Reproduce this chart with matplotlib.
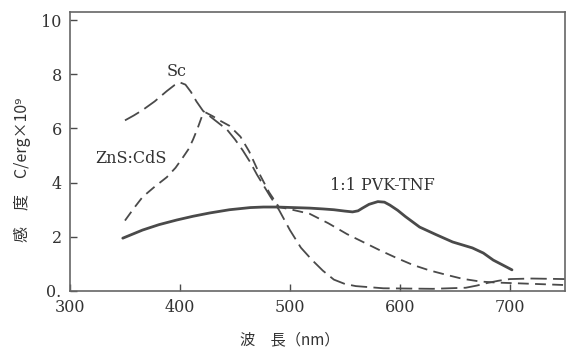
import matplotlib
matplotlib.use('Agg')
import matplotlib.pyplot as plt

# Sc (long dash)
sc_x = [350, 358, 366, 377, 388, 395, 400, 405, 410, 415, 421, 432, 443, 450, 457, 464, 470, 476, 482, 490, 500, 510, 520, 530, 540, 550, 560, 585, 630, 660, 670, 680, 690, 700, 720, 750]
sc_y = [6.3, 6.48, 6.68, 7.0, 7.38, 7.6, 7.7, 7.62, 7.35, 7.0, 6.65, 6.3, 5.95, 5.6, 5.2, 4.75, 4.3, 3.9, 3.5, 3.0, 2.25, 1.6, 1.15, 0.75, 0.42, 0.26, 0.18, 0.1, 0.08, 0.12, 0.2, 0.3, 0.38, 0.44, 0.46, 0.44]

# ZnS:CdS (dash)
zns_x = [350, 358, 366, 377, 388, 396, 403, 408, 412, 416, 420, 423, 430, 436, 445, 455, 463, 472, 481, 490, 500, 518, 535, 552, 567, 582, 597, 612, 627, 642, 657, 673, 688, 703, 750]
zns_y = [2.6, 3.05, 3.47, 3.85, 4.2, 4.55, 4.95, 5.25, 5.6, 6.0, 6.45, 6.6, 6.45, 6.3, 6.1, 5.7, 5.15, 4.35, 3.65, 3.1, 3.02, 2.85, 2.5, 2.1, 1.8, 1.5, 1.22, 0.96, 0.76, 0.6, 0.45, 0.35, 0.31, 0.29, 0.22]

# 1:1 PVK-TNF (solid)
pvk_x = [348, 357, 366, 381, 397, 412, 427, 445, 464, 476, 488, 503, 518, 530, 540, 550, 557, 562, 566, 572, 580, 586, 591, 598, 605, 618, 633, 648, 657, 666, 676, 685, 694, 702]
pvk_y = [1.95, 2.1, 2.25, 2.45, 2.62, 2.76, 2.88, 3.0, 3.08, 3.1, 3.1, 3.08, 3.06, 3.03, 3.0, 2.95, 2.92, 2.96, 3.06, 3.2, 3.3, 3.28, 3.17, 2.98, 2.75, 2.36, 2.08, 1.81, 1.7, 1.59, 1.4, 1.14, 0.95, 0.78]

xticks = [300, 400, 500, 600, 700]
yticks = [0, 2, 4, 6, 8, 10]
ytick_labels = ['0.', '2', '4', '6', '8', '10']

ink = '#4a4a4a'
serif = 'DejaVu Serif'
cjk = ['Noto Sans CJK JP', 'DejaVu Sans']

fig = plt.figure(figsize=(5.7, 3.54), dpi=100)
ax = fig.add_axes([0.1228, 0.178, 0.868, 0.788])

ax.plot(pvk_x, pvk_y, color=ink, lw=2.0, solid_capstyle='round')
ax.plot(sc_x, sc_y, color=ink, lw=1.3, dashes=(9, 3.5))
ax.plot(zns_x, zns_y, color=ink, lw=1.3, dashes=(6, 3.5))

ax.set_xlim(300, 750)
ax.set_ylim(0, 10.3)
ax.set_xticks(xticks)
ax.set_yticks(yticks)
ax.set_yticklabels(ytick_labels)
for lab in ax.get_xticklabels() + ax.get_yticklabels():
    lab.set_family(serif)
    lab.set_fontsize(11.5)
    lab.set_color('#333333')
ax.tick_params(direction='in', length=5, width=1, color=ink, pad=6)
for s in ax.spines.values():
    s.set_color('#666666')
    s.set_linewidth(1.2)

ax.text(397, 8.1, 'Sc', family=serif, fontsize=11.5, color='#333333', ha='center', va='center')
ax.text(355, 4.9, 'ZnS:CdS', family=serif, fontsize=11.5, color='#333333', ha='center', va='center')
ax.text(584, 3.9, '1:1 PVK-TNF', family=serif, fontsize=11.5, color='#333333', ha='center', va='center')

fig.text(0.508, 0.04, '波　長（nm）', family=cjk, fontsize=11, color='#333333', ha='center', va='center')
fig.text(0.04, 0.52, '感　度　C/erg×10⁹', family=cjk, fontsize=11.5, color='#333333',
         ha='center', va='center', rotation=90)

fig.savefig('out.png', dpi=100, facecolor='white')
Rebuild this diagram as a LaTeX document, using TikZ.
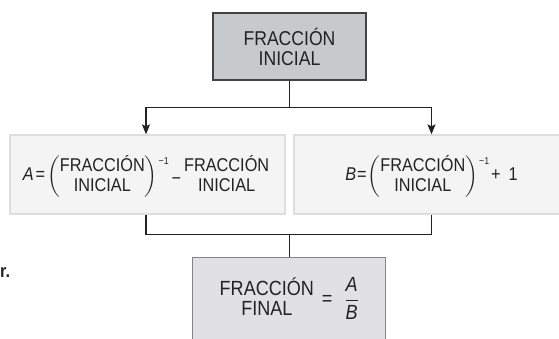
◇ ◇ ◇ ◇ ◇
Stated problem:
Exactly as they appear, print the lines of the listing above from its first line through the line that contains "0.44, 0.46, 0.44]", minus the pictures.

Task solution:
Reproduce this chart with matplotlib.
import matplotlib
matplotlib.use('Agg')
import matplotlib.pyplot as plt

# Sc (long dash)
sc_x = [350, 358, 366, 377, 388, 395, 400, 405, 410, 415, 421, 432, 443, 450, 457, 464, 470, 476, 482, 490, 500, 510, 520, 530, 540, 550, 560, 585, 630, 660, 670, 680, 690, 700, 720, 750]
sc_y = [6.3, 6.48, 6.68, 7.0, 7.38, 7.6, 7.7, 7.62, 7.35, 7.0, 6.65, 6.3, 5.95, 5.6, 5.2, 4.75, 4.3, 3.9, 3.5, 3.0, 2.25, 1.6, 1.15, 0.75, 0.42, 0.26, 0.18, 0.1, 0.08, 0.12, 0.2, 0.3, 0.38, 0.44, 0.46, 0.44]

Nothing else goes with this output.